Scalable Fuzzy Control for Nonlinear DC Microgrids Under Plug-and-Play Operations
Aimin Wang, Minrui Fei, Yang Song, Dajun Du, Chen Peng, Kang Li
Abstract
The plugging-in/-out of renewable distributed generation units (DGUs) often alters the microgrid size and coupling terms, resulting in computational burdens and voltage shocks. This article proposes a novel scalable fuzzy voltage control scheme for nonlinear direct current microgrids (DCmGs) composed of DGUs and constant power loads (CPLs) interconnected via power lines. First, a Takagi–Sugeno fuzzy DCmG model with CPL is formulated to capture nonlinear characteristics and diverse transient behaviors. Then, a scalable fuzzy control approach is developed to mitigate negative coupling effects of power lines.

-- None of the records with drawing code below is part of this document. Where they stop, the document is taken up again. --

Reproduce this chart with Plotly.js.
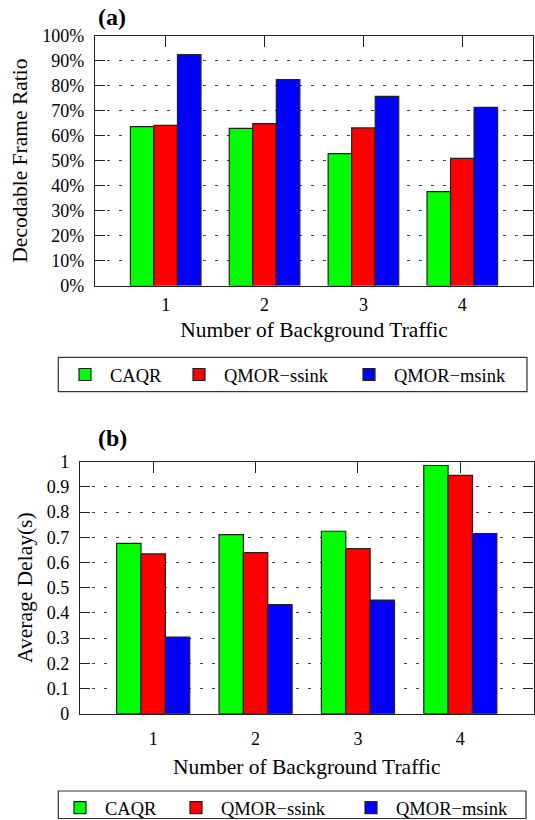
<!DOCTYPE html>
<html>
<head>
<meta charset="utf-8">
<script src="https://cdn.plot.ly/plotly-3.0.1.min.js"></script>
<style>
html,body{margin:0;padding:0;background:#fff;overflow:hidden;}
#chart{width:535px;height:820px;}
</style>
</head>
<body>
<div id="chart"></div>
<script>
// ---- data ----
const categories = [1, 2, 3, 4];
const tickLabels = ['1', '2', '3', '4'];
const seriesNames = ['CAQR', 'QMOR\u2212ssink', 'QMOR\u2212msink'];
const seriesColors = ['#00ff00', '#ff0000', '#0000ff'];

// (a) Decodable Frame Ratio (%)
const caqrRatio  = [63.6, 62.9, 52.8, 37.6];
const ssinkRatio = [64.1, 64.8, 63.1, 50.9];
const msinkRatio = [92.4, 82.4, 75.7, 71.3];

// (b) Average Delay (s)
const caqrDelay  = [0.676, 0.711, 0.724, 0.985];
const ssinkDelay = [0.634, 0.639, 0.655, 0.946];
const msinkDelay = [0.304, 0.433, 0.451, 0.715];

const FONT = '"Liberation Serif", "Times New Roman", Times, serif';
const W = 535, H = 820;
const px = v => v / W;
const py = v => 1 - v / H;

const ratioSeries = [caqrRatio, ssinkRatio, msinkRatio];
const delaySeries = [caqrDelay, ssinkDelay, msinkDelay];

// one legend object per entry so each entry can sit where the reference has it
const topLegendIds = ['legend', 'legend2', 'legend3'];
const botLegendIds = ['legend4', 'legend5', 'legend6'];
const topLegendX = [60, 174, 344];
const botLegendX = [55, 171, 346];

const traces = [];
ratioSeries.forEach((vals, i) => {
  traces.push({
    type: 'bar', x: categories, y: vals, name: seriesNames[i],
    xaxis: 'x', yaxis: 'y', legend: topLegendIds[i],
    marker: {color: seriesColors[i], line: {color: '#222', width: 1.2}},
    hoverinfo: 'x+y+name'
  });
});
delaySeries.forEach((vals, i) => {
  traces.push({
    type: 'bar', x: categories, y: vals, name: seriesNames[i],
    xaxis: 'x2', yaxis: 'y2', legend: botLegendIds[i],
    marker: {color: seriesColors[i], line: {color: '#222', width: 1.2}},
    hoverinfo: 'x+y+name'
  });
});

const axisCommon = {
  showline: true, linecolor: '#222', linewidth: 1.2, mirror: 'allticks',
  ticks: 'inside', tickcolor: '#222', tickwidth: 1.2,
  zeroline: false, fixedrange: true, automargin: false,
  tickfont: {family: FONT, size: 18, color: '#000'}
};
const xCommon = Object.assign({}, axisCommon, {
  type: 'linear', tickvals: categories, ticktext: tickLabels,
  range: [0.285, 4.715], ticklen: 11, showgrid: false, layer: 'below traces'
});
const yCommon = Object.assign({}, axisCommon, {
  ticklen: 10, showgrid: true, gridcolor: '#444', gridwidth: 1, griddash: '3px,9px'
});
const titleFont = {family: FONT, size: 21.5, color: '#000'};

const layout = {
  width: W, height: H, autosize: false,
  margin: {l: 0, r: 0, t: 0, b: 0, pad: 0, autoexpand: false},
  paper_bgcolor: '#fff', plot_bgcolor: '#fff',
  font: {family: FONT, color: '#000'},
  barmode: 'group', bargap: 0.286, bargroupgap: 0,
  xaxis: Object.assign({}, xCommon, {
    domain: [px(95), px(533)], anchor: 'y', ticklabelstandoff: 3,
    title: {text: 'Number of Background Traffic', standoff: 7, font: titleFont}
  }),
  yaxis: Object.assign({}, yCommon, {
    domain: [py(285.5), py(35.7)], anchor: 'x',
    range: [0, 100], dtick: 10, tick0: 0, ticksuffix: '%',
    ticklabelstandoff: 6,
    title: {text: 'Decodable Frame Ratio', standoff: 8, font: titleFont}
  }),
  xaxis2: Object.assign({}, xCommon, {
    domain: [px(80), px(533.5)], anchor: 'y2', ticklabelstandoff: 9,
    title: {text: 'Number of Background Traffic', standoff: 10, font: titleFont}
  }),
  yaxis2: Object.assign({}, yCommon, {
    domain: [py(713.7), py(461.7)], anchor: 'x2',
    range: [0, 1], dtick: 0.1, tick0: 0,
    ticklabelstandoff: 6,
    title: {text: 'Average Delay(s)', standoff: 8, font: titleFont}
  }),
  shapes: [
    {type: 'rect', xref: 'paper', yref: 'paper', x0: px(58.3), x1: px(527), y0: py(391.7), y1: py(357.3),
     line: {color: '#333', width: 1.2}, fillcolor: 'rgba(0,0,0,0)', layer: 'below'},
    {type: 'rect', xref: 'paper', yref: 'paper', x0: px(58.3), x1: px(526), y0: py(818.5), y1: py(791),
     line: {color: '#333', width: 1.2}, fillcolor: 'rgba(0,0,0,0)', layer: 'below'}
  ],
  annotations: [
    {text: '<b>(a)</b>', xref: 'paper', yref: 'paper', x: px(96), y: py(17), xanchor: 'left', yanchor: 'middle',
     showarrow: false, font: {family: FONT, size: 24, color: '#000'}},
    {text: '<b>(b)</b>', xref: 'paper', yref: 'paper', x: px(96), y: py(437.5), xanchor: 'left', yanchor: 'middle',
     showarrow: false, font: {family: FONT, size: 24, color: '#000'}}
  ],
  showlegend: true
};

function legendDef(xpix, ypix) {
  return {
    orientation: 'h', x: px(xpix), xanchor: 'left', y: py(ypix), yanchor: 'middle',
    font: {family: FONT, size: 18.5, color: '#000'},
    bgcolor: 'rgba(0,0,0,0)', borderwidth: 0, itemwidth: 40,
    itemclick: false, itemdoubleclick: false
  };
}
topLegendIds.forEach((id, i) => { layout[id] = legendDef(topLegendX[i], 375); });
botLegendIds.forEach((id, i) => { layout[id] = legendDef(botLegendX[i], 808); });

Plotly.newPlot('chart', traces, layout, {displayModeBar: false, responsive: false});
</script>
</body>
</html>
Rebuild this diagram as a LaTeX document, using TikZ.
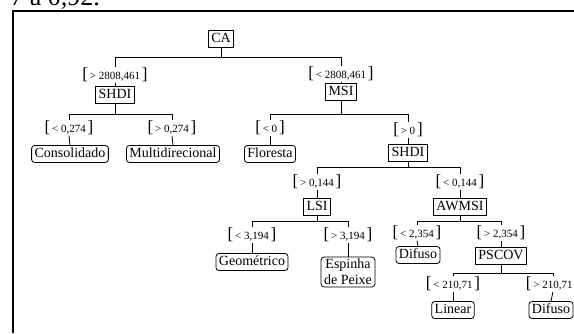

This is achieved by a novel argument that leverages dissipativity theory to transform such effects into linear matrix inequalities and subsequently imposes constraints on their sequential principal minors. Specifically, the proposed control method operates locally and independently of other DGUs and line couplings, enabling seamless plug-and-play operations without updating any controllers. Finally, theoretical results are validated through simulations using the MATLAB/SimPowerSystems toolbox.